Former Conservative MP Maxime Bernier has launched the People’s Party of Canada with a promise to put Canadian interests first. The Quebec MP, who left his party last month, said that his new party will work on bringing new rules to determine which immigrants are allowed into Canada.
According to thestar.com, the name fits a party that represents people who are tired of Canadian politics being hijacked by special interest groups, cartels and lobbyists.
The portal said Bernier quit the Conservative party after spending much of the year arguing with Conservative leader Andrew Scheer over supply management. Scheer removed him from the Conservative shadow cabinet in June.
Canadian broadcaster CTV said Bernier wants supply management to go.
Bernier, who has been critical of Canada’s relaxed immigration and refugee rules, was criticized in August for a series of tweets which argued that “too much diversity” had eroded Canada’s identity and destroyed the values that makes it great and that immigration shouldn’t be open to those who don’t share Canadian values of freedom and equality, news portal Ottawa Citizen said.

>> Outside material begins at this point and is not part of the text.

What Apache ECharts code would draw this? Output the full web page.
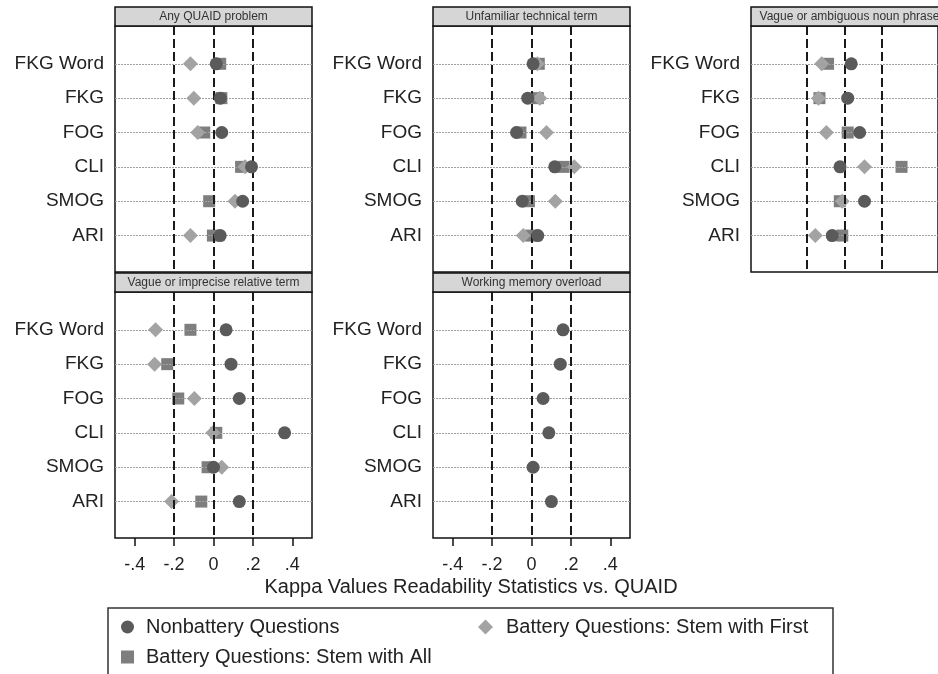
<!DOCTYPE html>
<html><head><meta charset="utf-8">
<script src="https://cdn.jsdelivr.net/npm/echarts@6/dist/echarts.min.js"></script>
<style>html,body{margin:0;padding:0;background:#fff}#c{width:938px;height:674px}</style>
</head><body><div id="c"></div>
<script>
// ---- data ----
const rowLabels = ['FKG Word', 'FKG', 'FOG', 'CLI', 'SMOG', 'ARI'];
const panelTitles = ['Any QUAID problem', 'Unfamiliar technical term', 'Vague or ambiguous noun phrase',
  'Vague or imprecise relative term', 'Working memory overload'];
const xTickValues = [-0.4, -0.2, 0, 0.2, 0.4];
const refLines = [-0.2, 0, 0.2];
const seriesNames = ['Nonbattery Questions', 'Battery Questions: Stem with First', 'Battery Questions: Stem with All'];
const axisTitle = 'Kappa Values Readability Statistics vs. QUAID';

const anyNon   = [0.014, 0.035, 0.042, 0.193, 0.148, 0.034];
const anyFirst = [-0.117, -0.100, -0.080, 0.160, 0.109, -0.117];
const anyAll   = [0.034, 0.040, -0.047, 0.140, -0.022, -0.003];

const techNon   = [0.008, -0.019, -0.076, 0.118, -0.047, 0.032];
const techFirst = [0.030, 0.042, 0.076, 0.217, 0.121, -0.042];
const techAll   = [0.037, 0.032, -0.056, 0.163, -0.013, -0.002];

const nounNon   = [0.036, 0.017, 0.081, -0.024, 0.107, -0.066];
const nounFirst = [-0.122, -0.139, -0.097, 0.107, -0.012, -0.156];
const nounAll   = [-0.088, -0.134, 0.017, 0.305, -0.025, -0.012];

const relNon   = [0.064, 0.089, 0.131, 0.361, 0.000, 0.131];
const relFirst = [-0.294, -0.299, -0.097, -0.003, 0.042, -0.213];
const relAll   = [-0.117, -0.235, -0.179, 0.014, -0.030, -0.062];

const memNon = [0.160, 0.146, 0.059, 0.088, 0.008, 0.101];

// ---- layout / styling ----
const panelData = [
  { non: anyNon, first: anyFirst, all: anyAll },
  { non: techNon, first: techFirst, all: techAll },
  { non: nounNon, first: nounFirst, all: nounAll },
  { non: relNon, first: relFirst, all: relAll },
  { non: memNon }
];
const layout = [
  { left: 115, top: 26, bottom: false },
  { left: 433, top: 26, bottom: false },
  { left: 751, top: 26, bottom: false },
  { left: 115, top: 292, bottom: true },
  { left: 433, top: 292, bottom: true }
];
const W = 197, H = 246, TB = 19;
const FONT = '"Liberation Sans", Arial, sans-serif';
const colNon = '#5a5a5a', colFirst = '#a3a3a3', colAll = '#7e7e7e';

const grids = [], xAxes = [], yAxes = [], series = [], graphics = [];
const rowIdx = rowLabels.map((_, i) => i + 1);

layout.forEach((L, i) => {
  grids.push({ left: L.left, top: L.top, width: W, height: H, show: true,
    borderColor: '#111', borderWidth: 1.5, backgroundColor: '#fff' });
  xAxes.push({ type: 'value', gridIndex: i, min: -0.5, max: 0.5, position: 'bottom',
    axisLine: { show: false, onZero: false }, splitLine: { show: false },
    axisTick: { show: L.bottom, length: 8, customValues: xTickValues, lineStyle: { color: '#111', width: 1.5 } },
    axisLabel: { show: L.bottom, customValues: xTickValues, fontSize: 18, fontFamily: FONT, color: '#222', margin: 18,
      formatter: v => v === 0 ? '0' : (v < 0 ? '-' : '') + Math.abs(v).toFixed(1).replace(/^0/, '') } });
  yAxes.push({ type: 'value', gridIndex: i, inverse: true, min: -0.1, max: 7.06, position: 'left',
    axisLine: { show: false, onZero: false }, axisTick: { show: false }, splitLine: { show: false },
    axisLabel: { customValues: rowIdx, fontSize: 19, fontFamily: FONT, color: '#222', margin: 11,
      formatter: v => rowLabels[Math.round(v) - 1] || '' } });

  // reference lines
  series.push({ type: 'scatter', xAxisIndex: i, yAxisIndex: i, data: [], z: 1, silent: true,
    markLine: { silent: true, symbol: ['none', 'none'], label: { show: false }, animation: false,
      data: rowIdx.map(r => ({ yAxis: r, lineStyle: { color: '#a0a0a0', type: [2, 1], width: 1 } }))
        .concat(refLines.map(v => ({ xAxis: v, lineStyle: { color: '#1a1a1a', type: [9, 4], width: 2 } }))) } });

  const d = panelData[i];
  if (d.all) series.push({ name: seriesNames[2], type: 'scatter', xAxisIndex: i, yAxisIndex: i, z: 3,
    symbol: 'rect', symbolSize: 12, itemStyle: { color: colAll, opacity: 1 },
    data: d.all.map((v, k) => [v, rowIdx[k]]) });
  if (d.first) series.push({ name: seriesNames[1], type: 'scatter', xAxisIndex: i, yAxisIndex: i, z: 4,
    symbol: 'diamond', symbolSize: 15, itemStyle: { color: colFirst, opacity: 1 },
    data: d.first.map((v, k) => [v, rowIdx[k]]) });
  series.push({ name: seriesNames[0], type: 'scatter', xAxisIndex: i, yAxisIndex: i, z: 5,
    symbol: 'circle', symbolSize: 13, itemStyle: { color: colNon, opacity: 1 },
    data: d.non.map((v, k) => [v, rowIdx[k]]) });

  // title strip
  graphics.push({ type: 'rect', shape: { x: L.left, y: L.top - TB, width: W, height: TB }, z: 10,
    style: { fill: '#d6d6d6', stroke: '#111', lineWidth: 1.5 } });
  graphics.push({ type: 'text', x: L.left + W / 2, y: L.top - TB / 2, z: 11,
    style: { text: panelTitles[i], fill: '#333', font: '12px ' + FONT, textAlign: 'center', textVerticalAlign: 'middle' } });
});

graphics.push({ type: 'text', x: 471, y: 587, z: 11,
  style: { text: axisTitle, fill: '#222', font: '20px ' + FONT, textAlign: 'center', textVerticalAlign: 'middle' } });
graphics.push({ type: 'rect', shape: { x: 108, y: 608, width: 725, height: 90 }, z: 9,
  style: { fill: 'none', stroke: '#333', lineWidth: 1.5 } });

const chart = echarts.init(document.getElementById('c'), null, { renderer: 'canvas' });
chart.setOption({
  animation: false,
  backgroundColor: '#fff',
  grid: grids, xAxis: xAxes, yAxis: yAxes, series: series,
  legend: [
    { data: [{ name: seriesNames[0], icon: 'circle' }, { name: seriesNames[2], icon: 'rect' }],
      orient: 'vertical', left: 121, top: 617, padding: 0, itemGap: 10, itemWidth: 13, itemHeight: 13,
      selectedMode: false,
      textStyle: { fontSize: 20, fontFamily: FONT, color: '#222', lineHeight: 20, padding: [0, 0, 0, 7] } },
    { data: [{ name: seriesNames[1], icon: 'diamond' }],
      orient: 'vertical', left: 478, top: 617, padding: 0, itemWidth: 15, itemHeight: 15,
      selectedMode: false,
      textStyle: { fontSize: 20, fontFamily: FONT, color: '#222', lineHeight: 20, padding: [0, 0, 0, 8] } }
  ],
  graphic: graphics
});
</script>
</body></html>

Earlier this week, Bernier tweeted in response to a story about the surge in asylum seekers at the U.S.-Canada border. “If you can buy a plane ticket from Nigeria to NY, you’re not a real refugee. How long will this costly farce continue to destabilize our refugee system? The solution is to close the loophole in the treaty and immediately return these false refugees to the U.S.,” he said, according to Ottawa Citizen.
During the launch of his party on Sept. 14, Bernier said that while he supported immigration, he wants to look at the levels and wants people who come to Canada to have jobs and “share our Canadian values.”
He added that earlier this week he had spoken to Travis Patron, the leader of the Canadian Nationalist Party, who wants to ban burkas, deport asylum seekers, and lower immigration levels to 20,000-100,000 newcomers annually. Bernier said that he told him that those numbers were too low. He wanted those numbers to be decreased to 250,000 per year.
Bernier’s goal is to continue to promote free-market values, such as increased competition in the country’s agriculture sector and reduced equalization transfers to backward provinces, Canada’s Globe and Mail newspaper reported. In addition, the report said, he wants to start debate on proper immigration levels to Canada.
“Forty-nine per cent of Canadians are saying that there is too much immigration in Canada … Some economists are saying something, the population is saying something. So, let’s open the debate. What will be our country 20 years from now?,” the publication quoted him as saying.
Bernier had called his former colleagues at the Conservative Party “intellectually and morally corrupt” before he quit party.
“When you want to please everybody, you won’t please everybody. That’s not my way of doing politics,” Ottawa Citizen quoted him as saying. “My party will respect taxpayers, the Constitution, respect regions, provinces, and territories equally, and respect Canada’s traditions without trying to forcibly change it like the current Liberal government is doing.”